1 Kings 12:31-32

31Hij maakte ook een huis der hoogten; en maakte priesteren van de geringsten des volks, die niet waren uit de zonen van Levi.
 huis der hoogten; Dat is, een tempel op een verheven plaats, alwaar altaren opgericht waren, om afgoderij daarop te bedrijven.
,
 geringsten Hebreeuws, uit de einden, of uiterste delen des volks, dat is van de slechtsten en verachtsten des volks, en niet van de aanzienlijken. Of versta dit van beide soorten des volks; te weten, de hoge en de lage. Vergelijk deze manier van spreken met Gen 47:2, en zie de aantekeningen daarop.
,
 zonen van Levi Uit welke, en namelijk uit het geslacht Aärons, de priesters naar Gods instelling verkoren moesten worden.
32En Jerobeam maakte een feest in de achtste maand, op den vijftienden dag der maand, gelijk het feest, dat in Juda was, en offerde op het altaar; van gelijken deed hij te Beth-el, offerende den kalveren, die hij gemaakt had; hij stelde ook te Beth-el priesteren der hoogten, die hij gemaakt had.

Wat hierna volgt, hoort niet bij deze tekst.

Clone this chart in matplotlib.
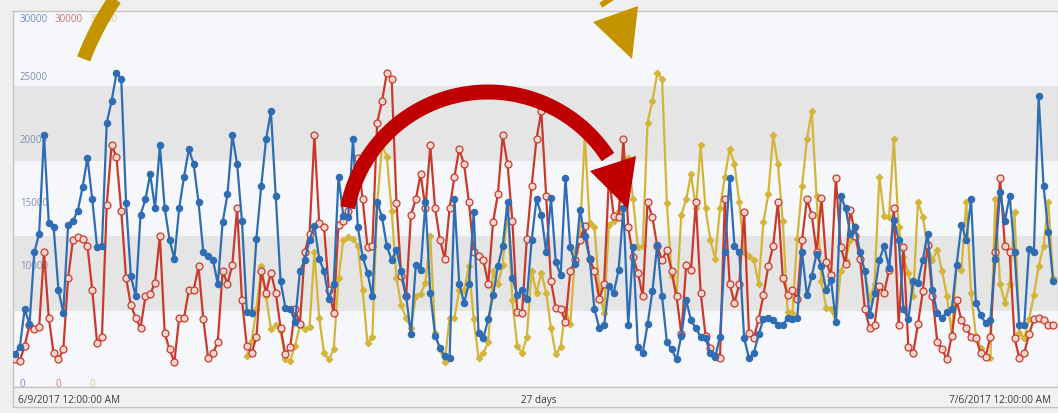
import numpy as np
import pandas as pd
import matplotlib.pyplot as plt
from matplotlib.patches import Rectangle, Polygon
from matplotlib.lines import Line2D
import matplotlib.transforms as mtransforms

# three-hourly values in thousands, 6/9/2017 00:00 -> 7/6/2017 00:00
# blue = this period, red = one week earlier, gold = two weeks earlier
blue_k = [
    2.9, 3.5, 6.5, 5.3, 11, 12.5, 20.3, 13.3, 13, 8.0, 6.2, 13.2,
    13.5, 14.3, 16.2, 18.5, 15.2, 11.4, 11.5, 21.3, 23, 25.2, 24.8, 14.9,
    9.1, 7.5, 14, 15.2, 17.2, 14.5, 19.5, 14.5, 12, 10.5, 14.5, 17,
    19.2, 18, 15, 11, 10.7, 10.4, 8.5, 13.4, 15.6, 20.3, 18, 13.5,
    6.3, 6.2, 12.1, 16.3, 20, 22.2, 15.5, 8.7, 6.6, 6.5, 5.5, 9.5,
    10.4, 12, 13.1, 10.5, 9.5, 7.3, 8.5, 17, 13.9, 13.8, 20, 13,
    10.6, 9.4, 7.5, 15, 13.8, 11.5, 10.4, 11.2, 9.5, 7.5, 4.5, 10,
    9.6, 15, 7.8, 4.4, 3.4, 2.8, 2.6, 15.2, 8.5, 7, 8.5, 14.2,
    4.6, 4.2, 5.7, 7.6, 9.9, 11.5, 15, 9, 7.6, 8, 7.3, 12,
    15.2, 14, 11, 15.3, 10.2, 9.2, 16.9, 11.4, 10.1, 14.4, 12.3, 10.5,
    6.5, 5, 5.2, 8.3, 7.8, 9.6, 14.5, 5.2, 11.4, 3.5, 3.0, 5.3,
    7.9, 11.6, 7.5, 3.9, 3.3, 2.5, 4.4, 7.2, 5.6, 5, 4.3, 4.2,
    3.0, 2.7, 4.3, 11, 16.9, 11.5, 11, 4.2, 2.6, 3.0, 4.5, 5.7,
    5.8, 5.6, 5.2, 5.2, 5.8, 5.7, 5.8, 11, 7.6, 9.1, 10.9, 9.9,
    8, 8.8, 5.5, 15.5, 14.5, 12.5, 13, 11, 9.5, 6, 7.8, 10.4,
    11.5, 9.8, 13.6, 12, 6.5, 5.7, 8.7, 8.6, 10.4, 12.5, 8, 6.2,
    5.8, 6.3, 6.5, 10, 13.2, 12, 15.2, 7, 6, 5.4, 5.6, 10.5,
    15.8, 13.5, 15.5, 11, 5.2, 5.2, 11.3, 11, 23.4, 16.3, 12.6, 8.7,
]

red_k = [
    2.5, 2.4, 3.6, 5.2, 4.9, 5.1, 11, 5.8, 3.0, 2.5, 3.3, 9,
    12, 12.2, 12.1, 11.5, 8, 3.8, 4.3, 14.8, 19.5, 18.6, 14.3, 9,
    6.8, 5.8, 5, 7.5, 7.7, 8.6, 12.3, 4.6, 3.3, 2.3, 5.8, 5.8,
    8, 8, 9.9, 5.7, 2.6, 3.0, 3.9, 9.5, 8.5, 10, 14.5, 7.2,
    3.6, 3.0, 4.3, 9.5, 7.8, 9.4, 7.8, 5.0,
    2.9, 3.5, 6.5, 5.3, 11, 12.5, 20.3, 13.3, 13, 8.0, 6.2, 13.2,
    13.5, 14.3, 16.2, 18.5, 15.2, 11.4, 11.5, 21.3, 23, 25.2, 24.8, 14.9,
    9.1, 7.5, 14, 15.2, 17.2, 14.5, 19.5, 14.5, 12, 10.5, 14.5, 17,
    19.2, 18, 15, 11, 10.7, 10.4, 8.5, 13.4, 15.6, 20.3, 18, 13.5,
    6.3, 6.2, 12.1, 16.3, 20, 22.2, 15.5, 8.7, 6.6, 6.5, 5.5, 9.5,
    10.4, 12, 13.1, 10.5, 9.5, 7.3, 8.5, 17, 13.9, 13.8, 20, 13,
    10.6, 9.4, 7.5, 15, 13.8, 11.5, 10.4, 11.2, 9.5, 7.5, 4.5, 10,
    9.6, 15, 7.8, 4.4, 3.4, 2.8, 2.6, 15.2, 8.5, 7, 8.5, 14.2,
    4.6, 4.2, 5.7, 7.6, 9.9, 11.5, 15, 9, 7.6, 8, 7.3, 12,
    15.2, 14, 11, 15.3, 10.2, 9.2, 16.9, 11.4, 10.1, 14.4, 12.3, 10.5,
    6.5, 5, 5.2, 8.3, 7.8, 9.6, 14.5, 5.2, 11.4, 3.5, 3.0, 5.3,
    7.9, 11.6, 7.5, 3.9, 3.3, 2.5, 4.4, 7.2, 5.6, 5, 4.3, 4.2,
    3.0, 2.7, 4.3, 11, 16.9, 11.5, 11, 4.2, 2.6, 3.0, 4.5, 5.7,
    5.8, 5.6, 5.2, 5.2,
]

nan = float("nan")
gold_k = [nan] * 48 + [
    2.8, 4.0, 6.5, 9.9, 7.5, 4.9, 5.2, 4.8,
    2.5, 2.4, 3.6, 5.2, 4.9, 5.1, 11, 5.8, 3.0, 2.5, 3.3, 9,
    12, 12.2, 12.1, 11.5, 8, 3.8, 4.3, 14.8, 19.5, 18.6, 14.3, 9,
    6.8, 5.8, 5, 7.5, 7.7, 8.6, 12.3, 4.6, 3.3, 2.3, 5.8, 5.8,
    8, 8, 9.9, 5.7, 2.6, 3.0, 3.9, 9.5, 8.5, 10, 14.5, 7.2,
    3.6, 3.0, 4.3, 9.5, 7.8, 9.4, 7.8, 5.0,
    2.9, 3.5, 6.5, 5.3, 11, 12.5, 20.3, 13.3, 13, 8.0, 6.2, 13.2,
    13.5, 14.3, 16.2, 18.5, 15.2, 11.4, 11.5, 21.3, 23, 25.2, 24.8, 14.9,
    9.1, 7.5, 14, 15.2, 17.2, 14.5, 19.5, 14.5, 12, 10.5, 14.5, 17,
    19.2, 18, 15, 11, 10.7, 10.4, 8.5, 13.4, 15.6, 20.3, 18, 13.5,
    6.3, 6.2, 12.1, 16.3, 20, 22.2, 15.5, 8.7, 6.6, 6.5, 5.5, 9.5,
    10.4, 12, 13.1, 10.5, 9.5, 7.3, 8.5, 17, 13.9, 13.8, 20, 13,
    10.6, 9.4, 7.5, 15, 13.8, 11.5, 10.4, 11.2, 9.5, 7.5, 4.5, 10,
    9.6, 15, 7.8, 4.4, 3.4, 2.8, 2.6, 15.2, 8.5, 7, 8.5, 14.2,
    4.6, 4.2, 5.7, 7.6, 9.9, 11.5, 15, 9,
]

y_labels = ["25000", "20000", "15000", "10000"]
y_label_vals = [25000, 20000, 15000, 10000]
start_label = "6/9/2017 12:00:00 AM"
span_label = "27 days"
end_label = "7/6/2017 12:00:00 AM"

blue_c, red_c, gold_c = "#2e6db4", "#c93a2c", "#d4b53a"

t = pd.date_range("2017-06-09", periods=len(blue_k), freq="3h")
blue = np.array(blue_k) * 1000
red = np.array(red_k) * 1000
gold = np.array(gold_k) * 1000

W, H = 1058, 414
fig = plt.figure(figsize=(W / 100, H / 100), dpi=100)
fig.patch.set_facecolor("#efefef")
plt.rcParams["font.family"] = ["Open Sans", "DejaVu Sans"]


def fx(px):
    return px / W


def fy(py):  # image y (down) -> figure fraction
    return (H - py) / H


ax = fig.add_axes([fx(13), fy(388), fx(W - 13), (388 - 12) / H])
ax.set_facecolor("#f6f7fb")
ax.set_xlim(t[0] - pd.Timedelta(hours=1.25), t[0] + pd.Timedelta(days=27))
ax.set_ylim(317, 30160)
ax.set_xticks([])
ax.set_yticks([])
for s in ax.spines.values():
    s.set_color("#c4c4c4")
    s.set_linewidth(1)

ax.axhspan(18250, 24200, color="#e5e5e5", zorder=0, lw=0)
ax.axhspan(6350, 12300, color="#e5e5e5", zorder=0, lw=0)

lbl = mtransforms.blended_transform_factory(ax.transAxes, ax.transData)
for txt, v in zip(y_labels, y_label_vals):
    ax.text(7 / 1045, v, txt, transform=lbl, fontsize=7, color="#7f90b0",
            va="center", ha="left", zorder=1)
for i, c in enumerate(["#6a8cc0", "#d07070", "#dcc98a"]):
    ax.text((7 + 35 * i) / 1045, 29600, "30000", transform=lbl, fontsize=7,
            color=c, va="center", ha="left", zorder=1)
    ax.text((7 + 35 * i) / 1045, 600, "0", transform=lbl, fontsize=7,
            color=c, va="center", ha="left", zorder=1)

ax.plot(t, gold, color=gold_c, lw=1.6, marker="D", ms=3.2, mfc=gold_c,
        mec=gold_c, zorder=3)
ax.plot(t, red, color=red_c, lw=1.6, marker="o", ms=5, mfc="#f2d6d0",
        mec=red_c, mew=0.9, zorder=4)
ax.plot(t, blue, color=blue_c, lw=1.6, marker="o", ms=4.4, mfc=blue_c,
        mec=blue_c, zorder=5)

# bottom strip with the range labels
fig.add_artist(Rectangle((fx(13), fy(408)), fx(W), fy(388) - fy(408),
                         transform=fig.transFigure, facecolor="#f1f1f1",
                         edgecolor="#c4c4c4", lw=1))
fig.text(fx(18), fy(401), start_label, fontsize=7.2, color="#3a3a3a",
         va="center", ha="left")
fig.text(fx(539), fy(401), span_label, fontsize=7.2, color="#3a3a3a",
         va="center", ha="center")
fig.text(fx(1051), fy(401), end_label, fontsize=7.2, color="#3a3a3a",
         va="center", ha="right")


def arc_arrow(cx, cy, r, a0, a1, width_px, head, color):
    # cx, cy, head given in image pixels (y down)
    ang = np.radians(np.linspace(a0, a1, 120))
    xs = cx + r * np.cos(ang)
    ys = cy - r * np.sin(ang)
    fig.add_artist(Line2D(fx(xs), fy(ys), transform=fig.transFigure,
                          lw=width_px * 0.72, color=color,
                          solid_capstyle="butt", zorder=10))
    pts = [(fx(px), fy(py)) for px, py in head]
    fig.add_artist(Polygon(pts, closed=True, transform=fig.transFigure,
                           facecolor=color, edgecolor="none", zorder=11))


arc_arrow(488, 236, 143, 169, 33, 15,
          [(590, 172), (636, 157), (628, 210)], "#c00000")
arc_arrow(360, 166, 296, 159, 33, 14,
          [(593, 23), (638, 7), (632, 60)], "#c39400")

fig.savefig("out.png", dpi=100, facecolor=fig.get_facecolor())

 een feest in de achtste maand, Namelijk een loofhuttenfeest, om hetgeen dat in Juda zo genoemd werd, na te bootsen; doch heeft dit feest verordend in de achtste maand, dat is, in October; daar nochtans het loofhuttenfeest naar Gods ordinantie gehouden moest worden in de zevende maand, dat is, in September, gelijk het in Juda gehouden werd; Lev 23:34.
,
 offerde op het altaar; Namelijk, hij zelf, vergelijk 1Ki 13:1, 1Ki 13:4, hetwelk hem ongeoorloofd was, dewijl dit het ambt was den priesters alleen van God opgelegd, Exo 30:7, enz., en 2Ch 26:18.